Research on SAE-Feature-Circuits

Project summary

This project is about producing a mechanistic interpretability paper, building on previous research done on Sparse Auto Encoders. At this point, we are quite good at finding and labelling features. However, very little research (Sam Marks et. al) has been done on how the features interact.

What are this project's goals? How will you achieve them?

The goal of this project is to publish a paper about a novel way of identifying SAE-feature circuits. The paper should investigate the following points:

Implementation of the gradient-based circuit-discovering algorithm.
Modifying edges in the circuit and observing changes in the behaviour of the model.
(optional) Using connections to labelled features to better label features with a hard-to-interpret label.
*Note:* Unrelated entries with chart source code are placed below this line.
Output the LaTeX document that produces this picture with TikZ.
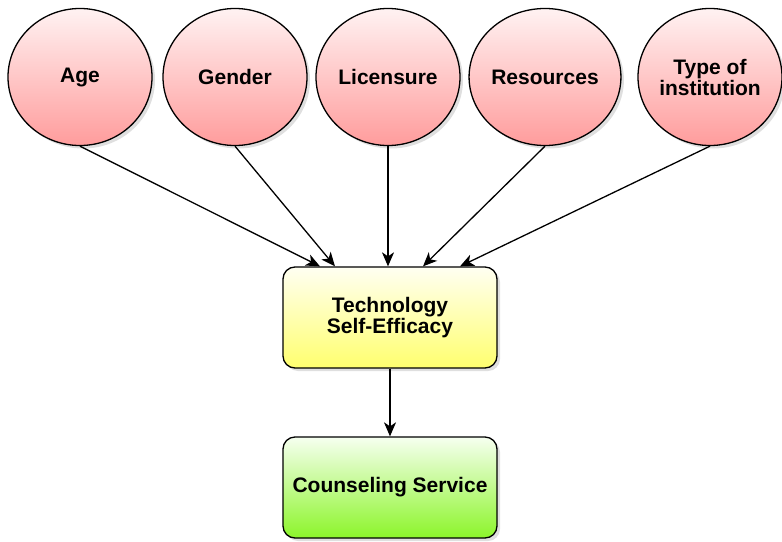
\documentclass[tikz,border=0pt]{standalone}
\usepackage{fontspec}
\setmainfont{Liberation Sans}
\usetikzlibrary{shapes.geometric,arrows.meta,shadows}

\definecolor{pinktop}{HTML}{FFF2F2}
\definecolor{pinkbot}{HTML}{FF9C9C}
\definecolor{yellowtop}{HTML}{FFFFF2}
\definecolor{yellowbot}{HTML}{FFFF6E}
\definecolor{greentop}{HTML}{F6FFF0}
\definecolor{greenbot}{HTML}{8CF52A}

\begin{document}
\begin{tikzpicture}[x=1pt,y=-1pt,
    every node/.style={font=\bfseries\fontsize{21}{21}\selectfont, align=center},
    boxshadow/.style={drop shadow={opacity=0.25, shadow xshift=3pt, shadow yshift=-3pt}},
    factor/.style={ellipse, draw, line width=1.3pt, minimum width=144pt, minimum height=137pt, inner sep=0pt, top color=pinktop, bottom color=pinkbot, boxshadow},
    outcome/.style={rectangle, draw, line width=1.3pt, rounded corners=12pt, minimum width=214pt, minimum height=101pt, boxshadow},
    link/.style={line width=1.3pt, -{Stealth[length=14pt,width=12pt,inset=4pt]}}]
    \useasboundingbox (0,0) rectangle (782,541);

    \node [factor] (age) at (80,77) {Age};
    \node [factor] (gender) at (235,77) {Gender};
    \node [factor] (licensure) at (388,77) {Licensure};
    \node [factor] (resources) at (545,77) {Resources};
    \node [factor] (type) at (710,77) {Type of\\institution};

    \node [outcome, top color=yellowtop, bottom color=yellowbot] (tse) at (390,317.5) {Technology\\Self-Efficacy};
    \node [outcome, top color=greentop, bottom color=greenbot] (cs) at (390,487.5) {Counseling Service};

    \draw [link] (age.south) -- ([xshift=-70pt]tse.north);
    \draw [link] (gender.south) -- ([xshift=-55pt]tse.north);
    \draw [link] (licensure.south) -- ([xshift=-2pt]tse.north);
    \draw [link] (resources.south) -- ([xshift=33pt]tse.north);
    \draw [link] (type.south) -- ([xshift=70pt]tse.north);

    \draw [link] (tse) -- (cs);
\end{tikzpicture}
\end{document}
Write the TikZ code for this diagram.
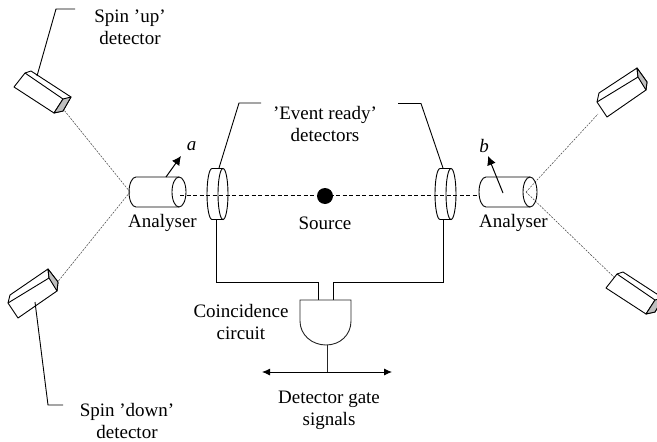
\documentclass[tikz,border=0pt]{standalone}
\usepackage{fontspec}
\setmainfont{Liberation Serif}
\usetikzlibrary{arrows.meta}
\definecolor{facegray}{gray}{0.75}
\tikzset{
  x=1pt,y=-1pt,
  wire/.style={draw=black,line width=0.9pt},
  beam/.style={draw=black,line width=0.8pt,dash pattern=on 4pt off 2.5pt},
  ray/.style={draw=black!75,line width=0.5pt,dash pattern=on 2pt off 1.2pt},
  body/.style={draw=black,line width=0.9pt,fill=white,line join=round},
  face/.style={draw=black,line width=0.9pt,fill=facegray,line join=round},
  lab/.style={font=\fontsize{19}{22}\selectfont,align=center,inner sep=0pt,text=black},
  pointer/.style={draw=black,line width=1pt,-{Latex[length=9pt,width=9pt]}},
  tick/.style={draw=black,line width=0.9pt,{Latex[length=8pt,width=7pt]}-{Latex[length=8pt,width=7pt]}}
}
\begin{document}
\begin{tikzpicture}
\useasboundingbox (0,0) rectangle (657,442);
\clip (0,0) rectangle (657,442);
% key points
\coordinate (axisL) at (180,195.5);
\coordinate (axisR) at (479,195.5);
\coordinate (hubL) at (130,192);
\coordinate (hubR) at (526,192);
\coordinate (upEnd) at (64,110);
\coordinate (downEnd) at (56,284);
\coordinate (rUpEnd) at (598,114);
\coordinate (rDownEnd) at (620,283);
% beams
\draw[beam] (axisL) -- (axisR);
\draw[ray] (hubL) -- (upEnd);
\draw[ray] (hubL) -- (downEnd);
\draw[ray] (hubR) -- (rUpEnd);
\draw[ray] (hubR) -- (rDownEnd);
% source
\node[circle,fill=black,minimum size=16pt,inner sep=0pt] (source) at (325,196) {};
\node[lab] (sourcelab) at (325,223) {Source};
% analysers
\draw[wire] (179,177) -- (136,177) arc[start angle=270,end angle=90,x radius=7,y radius=15] -- (179,207);
\draw[wire] (179,192) ellipse[x radius=7,y radius=15];
\draw[wire] (530,177) -- (486,177) arc[start angle=270,end angle=90,x radius=7,y radius=15] -- (530,207);
\draw[wire] (530,192) ellipse[x radius=7,y radius=15];
\coordinate (aS) at (166,177); \coordinate (aT) at (181,156);
\coordinate (bS) at (503,193); \coordinate (bT) at (488,156);
\draw[pointer] (aS) -- (aT);
\draw[pointer] (bS) -- (bT);
\node[lab] (alab) at (191.5,146) {\itshape a};
\node[lab] (blab) at (484,146) {\itshape b};
\node[lab] (an1) at (162.5,223) {Analyser};
\node[lab] (an2) at (513.5,223) {Analyser};
% event-ready detectors
\draw[wire] (223,168.5) -- (212,168.5) arc[start angle=270,end angle=90,x radius=5,y radius=25.5] -- (223,219.5);
\draw[wire] (223,194) ellipse[x radius=5,y radius=25.5];
\draw[wire] (451,168.5) -- (440,168.5) arc[start angle=270,end angle=90,x radius=5,y radius=25.5] -- (451,219.5);
\draw[wire] (451,194) ellipse[x radius=5,y radius=25.5];
\node[lab] (evt) at (325,124) {'Event ready'\\detectors};
\coordinate (e1) at (219,168); \coordinate (e2) at (239,103); \coordinate (e3) at (261,103);
\coordinate (e4) at (443,168); \coordinate (e5) at (421,103.5); \coordinate (e6) at (398,103.5);
\draw[wire] (e1) -- (e2) -- (e3);
\draw[wire] (e4) -- (e5) -- (e6);
% circuit
\coordinate (c1) at (216,219.5); \coordinate (c2) at (216,282); \coordinate (c3) at (318,282); \coordinate (c4) at (318,300);
\coordinate (c5) at (443,219.5); \coordinate (c6) at (443,282); \coordinate (c7) at (333,282); \coordinate (c8) at (333,300);
\draw[wire] (c1) -- (c2) -- (c3) -- (c4);
\draw[wire] (c5) -- (c6) -- (c7) -- (c8);
\draw[wire,draw=black!85] (300,300) -- (351,300) -- (351,321) .. controls (351,335) and (340,345) .. (326,345) .. controls (312,345) and (300,335) .. (300,321) -- cycle;
\coordinate (st1) at (327,345); \coordinate (st2) at (327,372);
\draw[wire,draw=black!85] (st1) -- (st2);
\coordinate (g1) at (262,372); \coordinate (g2) at (392,372);
\draw[tick] (g1) -- (g2);
\node[lab] (coinc) at (241,322) {Coincidence\\circuit};
\node[lab] (gate) at (329,410) {Detector gate\\signals};
% spin up detector
\draw[body] (14,87) -- (25,73) -- (31,71) -- (71,97) -- (63,111) -- (54,113) -- cycle;
\draw[wire] (25,73) -- (63,99) -- (54,113);
\draw[face] (63,99) -- (71,97) -- (63,111) -- (54,113) -- cycle;
% spin down detector
\draw[body] (8,303) -- (10,295) -- (48,269) -- (58,282) -- (57,291) -- (18,318) -- cycle;
\draw[wire] (8,303) -- (49,278) -- (48,269);
\draw[face] (48,269) -- (58,282) -- (57,291) -- (49,278) -- cycle;
% right upper detector
\draw[body] (597,102) -- (599,93) -- (637,68) -- (647,82) -- (646,90) -- (607,117) -- cycle;
\draw[wire] (597,102) -- (638,77) -- (637,68);
\draw[face] (637,68) -- (647,82) -- (646,90) -- (638,77) -- cycle;
% right lower detector
\draw[body] (606,288) -- (617,274) -- (623,272) -- (663,298) -- (655,312) -- (646,314) -- cycle;
\draw[wire] (617,274) -- (655,300) -- (646,314);
\draw[face] (655,300) -- (663,298) -- (655,312) -- (646,314) -- cycle;
% detector labels
\coordinate (u1) at (37,76); \coordinate (u2) at (56,9); \coordinate (u3) at (75,9);
\draw[wire] (u1) -- (u2) -- (u3);
\node[lab] (uplab) at (130,27) {Spin 'up'\\detector};
\coordinate (d1) at (35,302); \coordinate (d2) at (48,405); \coordinate (d3) at (63,405);
\draw[wire] (d1) -- (d2) -- (d3);
\node[lab] (downlab) at (127,421) {Spin 'down'\\detector};
\end{tikzpicture}
\end{document}
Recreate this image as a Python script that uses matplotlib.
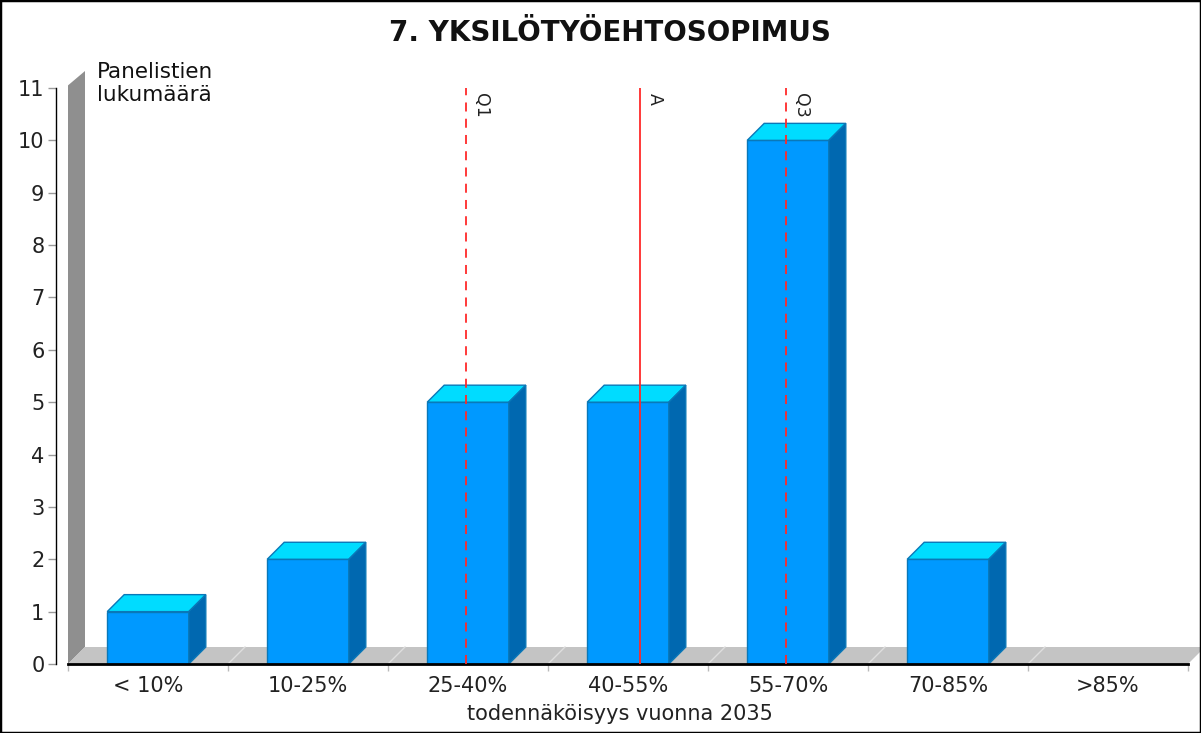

How will this funding be used?

This funding will mainly be used to cover my living costs during the research and paper writing period. There are also some computational costs to be covered but this is only a minor part.

Who is on your team? What's your track record on similar projects?

I'm working with Jason Liu from Cambridge.

What are the most likely causes and outcomes if this project fails?

The most likely causes are that the computational costs of running my circuit finding algorithm are too high at the required scale. Initial tests with my un-optimized prototype setup indicate that this failure is still unlikely.
Another risk is that no interesting results emerge from the experiments. For technical reasons, i also view this as unlikely.

How much money have you raised in the last 12 months, and from where?

I have raised $54'000 in the last 12 months. ($11k from Openphil and $43k from the Hasler Foundation). With this, I produced two mech-interp papers that both got accepted (one of them at the ICML mech-interp workshop)